Mon. Sept. 5, 2016
Wireless Communication Challenges in Surface Transportation Applications
By: Prof. Hamid Sharif
University of Nebraska-Lincoln, NE, USA
Advances in wireless communication technologies have enabled the new Intelligent Transport System (ITS) applications for effective and reliable vehicle and traffic monitoring to control mobility, safety, and security of surface transportation. In the automotive industry, the in-vehicle communications and inter-vehicle communications offer different wireless challenges including integration with the existing communication protocols such as controller area network (CAN), Local Interconnect Network (LIN), and Media Oriented Systems Transport (MOST) to support real-time vehicular applications.
In the rail environment, wireless communication plays a critical role in monitoring and controlling trains and railcars. But the challenges are extensive, including the linear topology of freight trains with over 100 railcars in a train which requires suitable wireless technologies to support time critical applications. The challenges in passenger trains are also broad including the high-speed train’s wireless communications with consideration of signal fading and path loss due to the train’s high velocity.
In the coming years, wireless communication technologies in support of vehicular applications for all modes of surface transportation are expected to take a leap forward.

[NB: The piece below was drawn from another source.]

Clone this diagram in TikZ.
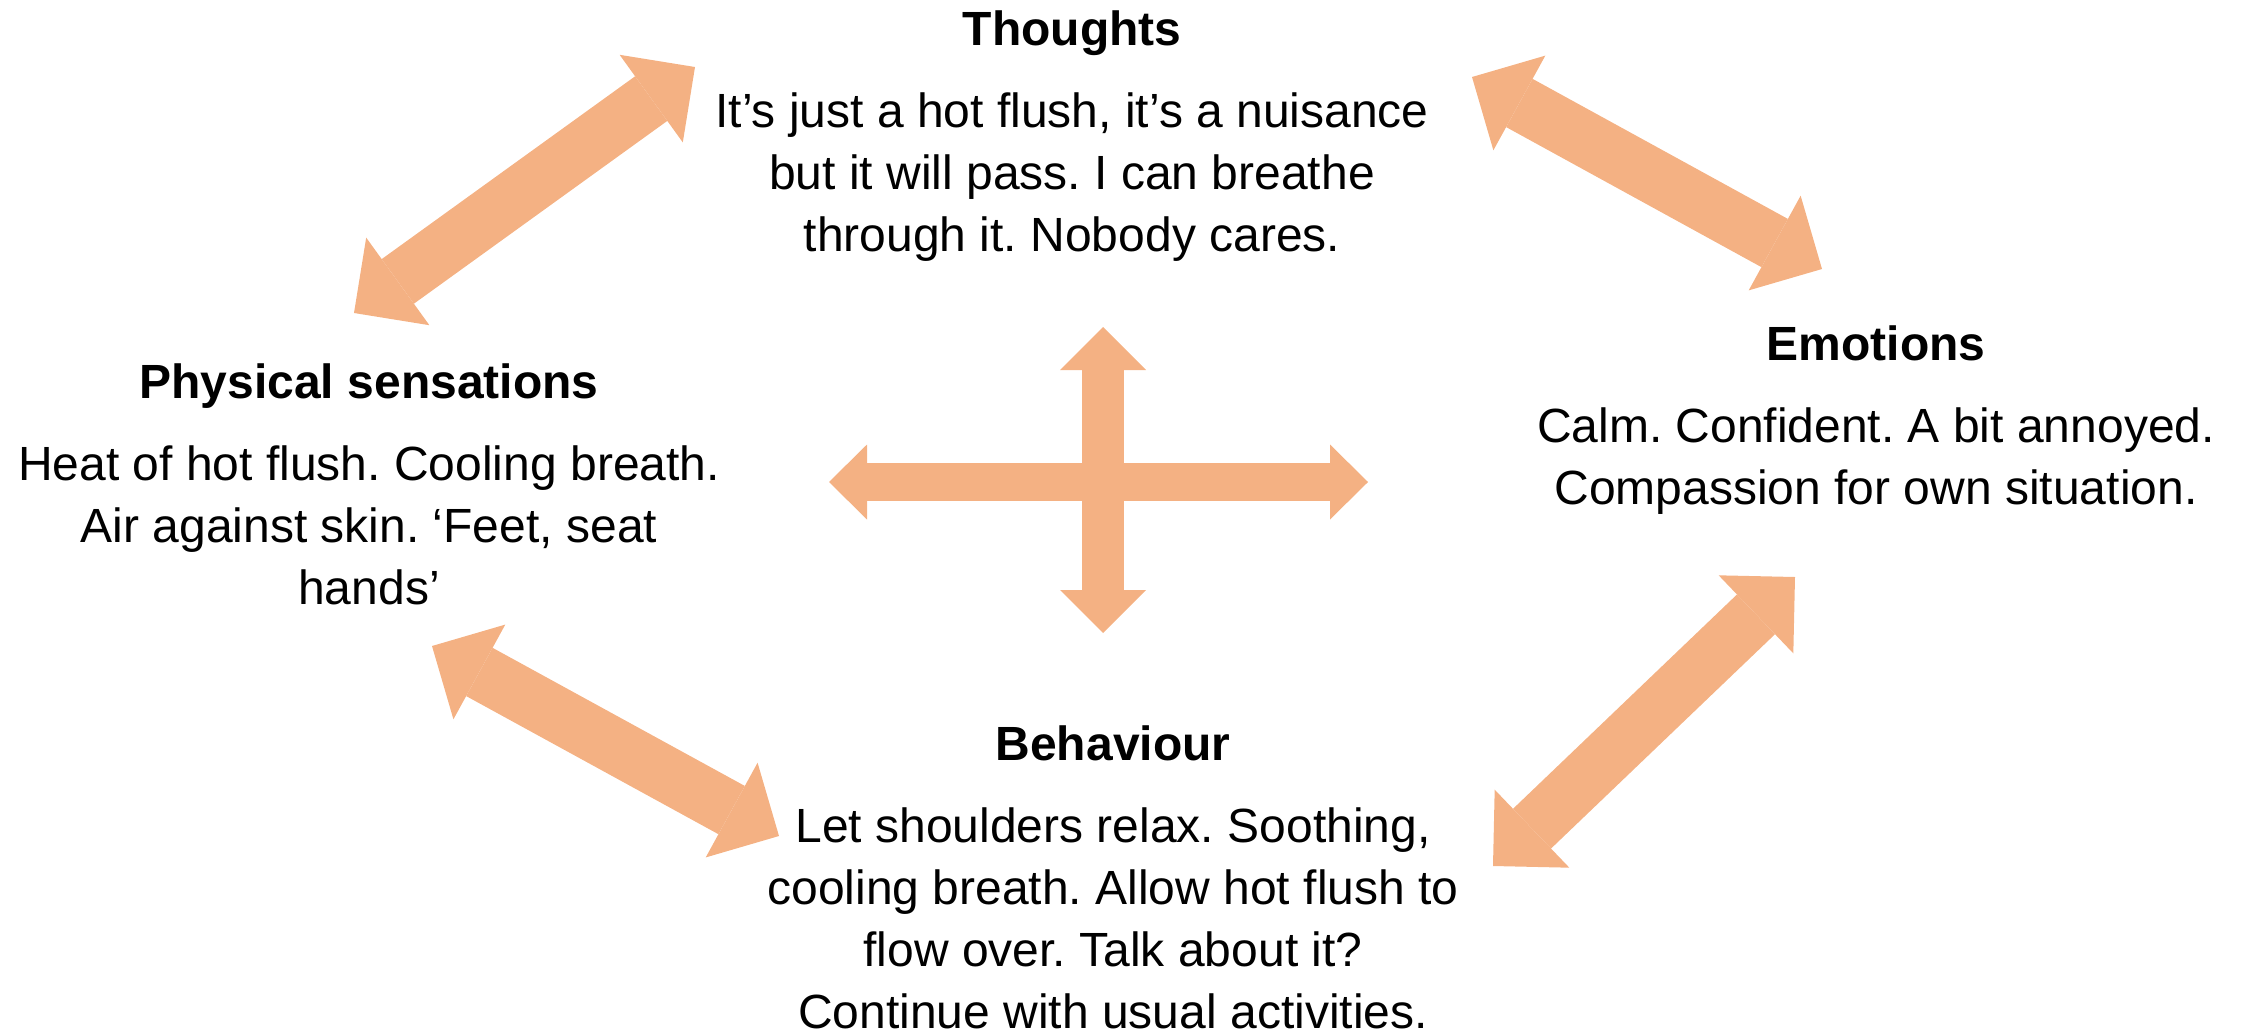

This tutorial will discuss research trends and challenges on different wireless technologies suitable for supporting communications in different modes of surface transportation with time critical applications and data intensive traffic such as video streaming in automotive and rail environments.
About the Speakers
Dr. Sharif is the Charles J. Vranek Distinguished Professor in the Department of Electrical and Computer
Engineering at the University of Nebraska-Lincoln (UNL). He is also the Director of the Advanced Telecommunications Engineering Laboratory at UNL. Dr. Hamid Sharif has made significant contributions in the field of wireless ommunication for mobile and vehicular applications. His research work in this area over the last three decades has produced many significant advances with a profound impact on vehicular communications and the transportation
His work in vehicular communications includes contributions to developments of Advanced Train Control System (ATCS) communication protocol, the Remote Control Locomotive communication protocol, high-speed trackside wireless communication for freight railroads, as well as his most recent work on wireless communication to provide real-time railcar monitoring.
He has published over 250 research articles in international journals and conferences. His research projects have been funded by major research agencies, including the Federal Railroad Administrations (FRA) and major US railroad industries.